Thursday, March 2, 2006

Roger Dodger

What is this? Update #4 today? I think I already once talked about in more detail than I am willing to do so right now about the correlation between the frequency of posts and the boredom of the poster. Right now, it is not so much that, although I could very well just be telling myself that, and also telling you that to leave you with a better presentation of myself before you head off to bed, or, if you are there already, to leave you a better picture waiting for you early in the morning.

Hi!

I am listening to the Knife's Silent Shout right now, and this album I have done a total turn around on with regards to my critical perception of it. Actually, this is the third time with this album. On first listen, a month or two ago, I dismissed it right off the bat as bad electronica that I would hear late at night on one of South Florida's radio stations. I still think it is that type of music, but now I really like it. But that is getting ahead of the detailing I am trying to undertake of the evolution of my thoughts on this album by a band whose last album I really enjoyed for its sheer pop exuberance which still makes me dance like a fucking gay maniac and get the fuck out of my wayness.
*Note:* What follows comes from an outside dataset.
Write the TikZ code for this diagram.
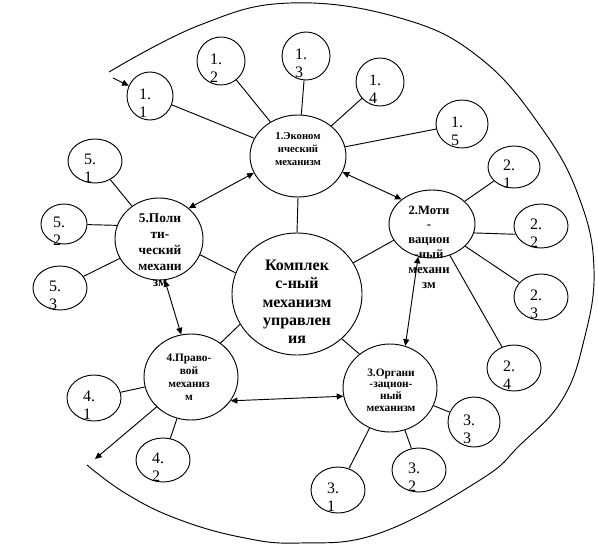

Then there was that Pitchfork review a couple weeks ago which listed this album as "Best New Music," better than even their "Recommended New Music," and I say that that publication doesn't have too much impact upon my own critical perceptions of new music, but I have to admit, after reading that review, I felt like I was missing something, that if this authority on music thought it was amazing, well hey, maybe it is. And I listened and again thought it just sounded like music I had heard a million times on Ecstasy that Anne or one of her DJ friends would have playing as I rubbed Vicks under my nostrils, and I was mad that this Pitchfork writer was giving all this credit to the Knife for doing "new" things with electronica, was certain that they never spent any QT in South Florida. Pitchfork patted itself on the back for referring to it as "haunted house," and I have heard scary dance music before, anyone on drugs has. Though, that is clever, that haunted house phrase, that I will give you credit for PF.
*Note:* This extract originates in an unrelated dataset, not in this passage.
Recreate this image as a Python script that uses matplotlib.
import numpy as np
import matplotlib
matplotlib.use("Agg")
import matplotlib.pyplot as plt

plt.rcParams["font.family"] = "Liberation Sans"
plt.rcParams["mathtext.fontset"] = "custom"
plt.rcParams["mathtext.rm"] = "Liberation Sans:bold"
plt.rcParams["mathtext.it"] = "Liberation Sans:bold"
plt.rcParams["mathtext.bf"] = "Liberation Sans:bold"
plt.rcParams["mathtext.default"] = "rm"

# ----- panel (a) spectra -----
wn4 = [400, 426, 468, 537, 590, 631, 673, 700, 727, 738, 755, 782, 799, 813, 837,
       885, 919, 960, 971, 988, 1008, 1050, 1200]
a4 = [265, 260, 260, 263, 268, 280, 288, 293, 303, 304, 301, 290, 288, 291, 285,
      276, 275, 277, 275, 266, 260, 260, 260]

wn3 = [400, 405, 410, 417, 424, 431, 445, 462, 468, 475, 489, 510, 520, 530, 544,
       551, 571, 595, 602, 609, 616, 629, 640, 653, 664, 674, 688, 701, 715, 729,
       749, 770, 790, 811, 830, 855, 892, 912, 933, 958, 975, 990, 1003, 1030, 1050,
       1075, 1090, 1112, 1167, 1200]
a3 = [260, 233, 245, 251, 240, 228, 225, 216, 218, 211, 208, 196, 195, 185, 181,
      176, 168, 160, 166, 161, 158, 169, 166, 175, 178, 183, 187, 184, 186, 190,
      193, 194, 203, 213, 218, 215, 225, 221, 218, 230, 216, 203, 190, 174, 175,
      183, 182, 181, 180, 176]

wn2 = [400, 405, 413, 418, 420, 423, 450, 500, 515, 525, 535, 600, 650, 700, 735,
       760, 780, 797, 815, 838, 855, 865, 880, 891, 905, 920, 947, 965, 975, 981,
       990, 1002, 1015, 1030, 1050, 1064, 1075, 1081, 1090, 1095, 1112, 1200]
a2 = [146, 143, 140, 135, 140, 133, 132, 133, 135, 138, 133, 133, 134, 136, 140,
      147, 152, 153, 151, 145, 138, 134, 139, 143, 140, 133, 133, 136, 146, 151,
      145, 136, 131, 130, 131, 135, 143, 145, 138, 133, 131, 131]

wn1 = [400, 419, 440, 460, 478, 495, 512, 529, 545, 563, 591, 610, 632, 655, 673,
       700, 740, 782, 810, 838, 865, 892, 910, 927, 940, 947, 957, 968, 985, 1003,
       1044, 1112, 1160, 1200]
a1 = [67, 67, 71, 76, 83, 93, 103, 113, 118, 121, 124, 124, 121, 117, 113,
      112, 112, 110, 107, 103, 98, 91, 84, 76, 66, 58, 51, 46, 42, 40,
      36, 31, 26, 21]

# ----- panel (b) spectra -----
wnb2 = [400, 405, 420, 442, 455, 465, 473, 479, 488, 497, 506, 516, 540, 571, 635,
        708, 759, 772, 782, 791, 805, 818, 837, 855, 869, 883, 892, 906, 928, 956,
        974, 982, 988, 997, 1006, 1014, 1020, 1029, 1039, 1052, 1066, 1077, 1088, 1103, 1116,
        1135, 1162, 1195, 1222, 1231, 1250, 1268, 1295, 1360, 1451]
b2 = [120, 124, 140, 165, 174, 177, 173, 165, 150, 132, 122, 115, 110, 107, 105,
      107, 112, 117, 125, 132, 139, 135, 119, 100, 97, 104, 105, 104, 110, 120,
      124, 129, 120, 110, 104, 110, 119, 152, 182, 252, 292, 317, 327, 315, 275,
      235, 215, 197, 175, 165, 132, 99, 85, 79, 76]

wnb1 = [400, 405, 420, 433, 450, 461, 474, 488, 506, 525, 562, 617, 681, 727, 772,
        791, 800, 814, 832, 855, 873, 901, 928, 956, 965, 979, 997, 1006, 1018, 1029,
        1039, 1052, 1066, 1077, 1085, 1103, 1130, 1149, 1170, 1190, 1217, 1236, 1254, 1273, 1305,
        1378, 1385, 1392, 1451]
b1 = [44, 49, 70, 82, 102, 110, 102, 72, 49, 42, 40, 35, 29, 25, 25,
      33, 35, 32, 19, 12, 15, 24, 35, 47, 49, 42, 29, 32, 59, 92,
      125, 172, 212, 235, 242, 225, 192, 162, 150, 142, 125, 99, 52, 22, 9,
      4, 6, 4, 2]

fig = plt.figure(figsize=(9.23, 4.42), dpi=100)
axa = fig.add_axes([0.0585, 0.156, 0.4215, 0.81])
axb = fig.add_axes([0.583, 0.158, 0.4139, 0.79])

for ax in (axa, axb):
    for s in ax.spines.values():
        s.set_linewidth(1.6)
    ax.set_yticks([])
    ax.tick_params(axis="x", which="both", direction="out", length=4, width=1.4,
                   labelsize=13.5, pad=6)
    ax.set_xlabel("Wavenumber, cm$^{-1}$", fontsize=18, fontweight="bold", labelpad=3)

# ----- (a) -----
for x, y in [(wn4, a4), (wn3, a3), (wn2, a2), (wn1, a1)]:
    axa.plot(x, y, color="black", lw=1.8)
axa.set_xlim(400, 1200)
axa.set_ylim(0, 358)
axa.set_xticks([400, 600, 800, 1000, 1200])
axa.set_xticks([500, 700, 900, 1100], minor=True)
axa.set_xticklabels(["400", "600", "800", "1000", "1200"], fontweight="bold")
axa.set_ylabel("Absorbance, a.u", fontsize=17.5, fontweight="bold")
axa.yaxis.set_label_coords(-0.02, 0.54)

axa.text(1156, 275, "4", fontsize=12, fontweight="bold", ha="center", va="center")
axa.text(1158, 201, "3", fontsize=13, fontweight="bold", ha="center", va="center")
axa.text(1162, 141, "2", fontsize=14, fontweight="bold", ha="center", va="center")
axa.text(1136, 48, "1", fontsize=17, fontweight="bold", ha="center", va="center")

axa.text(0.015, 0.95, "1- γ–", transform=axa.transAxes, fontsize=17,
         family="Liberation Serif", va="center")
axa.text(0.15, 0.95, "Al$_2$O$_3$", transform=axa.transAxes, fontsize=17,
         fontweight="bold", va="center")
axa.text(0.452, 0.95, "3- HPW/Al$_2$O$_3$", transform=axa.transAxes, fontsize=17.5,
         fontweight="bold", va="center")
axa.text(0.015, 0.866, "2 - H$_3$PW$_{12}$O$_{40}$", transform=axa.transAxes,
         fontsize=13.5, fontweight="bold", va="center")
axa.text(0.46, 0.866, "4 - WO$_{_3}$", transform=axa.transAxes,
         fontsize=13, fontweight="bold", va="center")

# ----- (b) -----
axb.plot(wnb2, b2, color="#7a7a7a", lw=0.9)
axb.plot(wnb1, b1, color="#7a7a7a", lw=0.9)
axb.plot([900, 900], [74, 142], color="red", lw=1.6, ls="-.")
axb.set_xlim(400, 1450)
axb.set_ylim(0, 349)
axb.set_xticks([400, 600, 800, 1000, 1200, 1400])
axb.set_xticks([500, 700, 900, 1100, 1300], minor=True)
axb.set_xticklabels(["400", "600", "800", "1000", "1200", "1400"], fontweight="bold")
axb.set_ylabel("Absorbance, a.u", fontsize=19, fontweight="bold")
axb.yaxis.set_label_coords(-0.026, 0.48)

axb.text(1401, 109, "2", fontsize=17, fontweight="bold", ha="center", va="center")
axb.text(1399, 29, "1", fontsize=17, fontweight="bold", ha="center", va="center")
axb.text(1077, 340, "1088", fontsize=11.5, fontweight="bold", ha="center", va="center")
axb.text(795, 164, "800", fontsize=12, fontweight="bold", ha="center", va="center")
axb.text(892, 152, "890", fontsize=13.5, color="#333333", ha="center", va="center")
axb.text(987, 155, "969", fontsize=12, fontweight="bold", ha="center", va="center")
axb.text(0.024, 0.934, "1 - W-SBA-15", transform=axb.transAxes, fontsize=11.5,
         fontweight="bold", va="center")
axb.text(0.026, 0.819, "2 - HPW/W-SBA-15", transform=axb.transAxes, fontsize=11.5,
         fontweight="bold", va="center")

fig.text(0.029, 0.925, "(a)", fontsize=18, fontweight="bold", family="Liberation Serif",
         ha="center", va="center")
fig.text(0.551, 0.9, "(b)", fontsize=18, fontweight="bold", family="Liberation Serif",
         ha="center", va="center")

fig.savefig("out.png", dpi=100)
And that opinion of Eh-it's-allright was in place until yesterday when one of the songs from it came up when I had my music on random. It was just what I was in the mood for and then I listened to the whole album and rocked the fuck out. And today, when I rode the subway and waited for what seemed like forever for it, going to see the regular after flaking out on my interview, I listened to this album and it sounds so good through headphones, really fucking loud on the subway.
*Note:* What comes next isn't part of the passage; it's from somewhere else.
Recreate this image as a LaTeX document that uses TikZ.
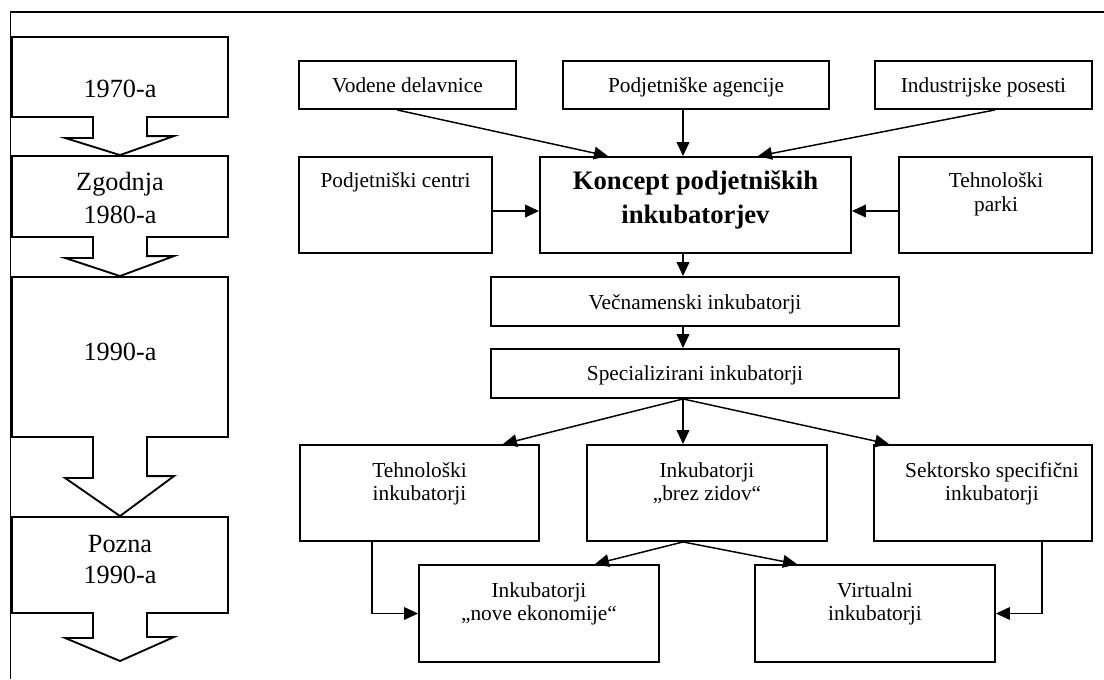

I think the reason I didn't really take to it so much before was because I was too aware when hearing it on my speakers of how it sounded to other people, how Adele might have thought I was listening to cheesy dance music, but with it coming through my headphones, I don't give a fuck and dance and bob like a crazy person to this music. I couldn't imagine dancing to these songs in public though, have an image of Anne doing some goofy glowstick dance when I hear some of the songs and try to picture it being played somewhere. And then I started to follow another repeated thought pattern I have already elaborated upon here earlier, about the type of music the bars I go to tend to play. That Deep Cuts seems a little more suited to New York dance floors than the slow, dark rhythms of this album, and that's why I am digging this album so much because it is allowing me to move my body in ways that I have not been doing so in a while, because when you are dancing to Pulp's "Common People" (which I like, but still, give it a rest) or whatever standard song that every douche bag with a CD booklet plays, that you do the same sort of dance to it and let's do new things, move our bodies in laughable, awkward, uncool ways. Because I am so tired of playing it safe, of playing these roles, these dance moves. I want to think of my body in new ways, of new relations to sounds, basically, I want to be alive and this album makes me feel a little more so these days.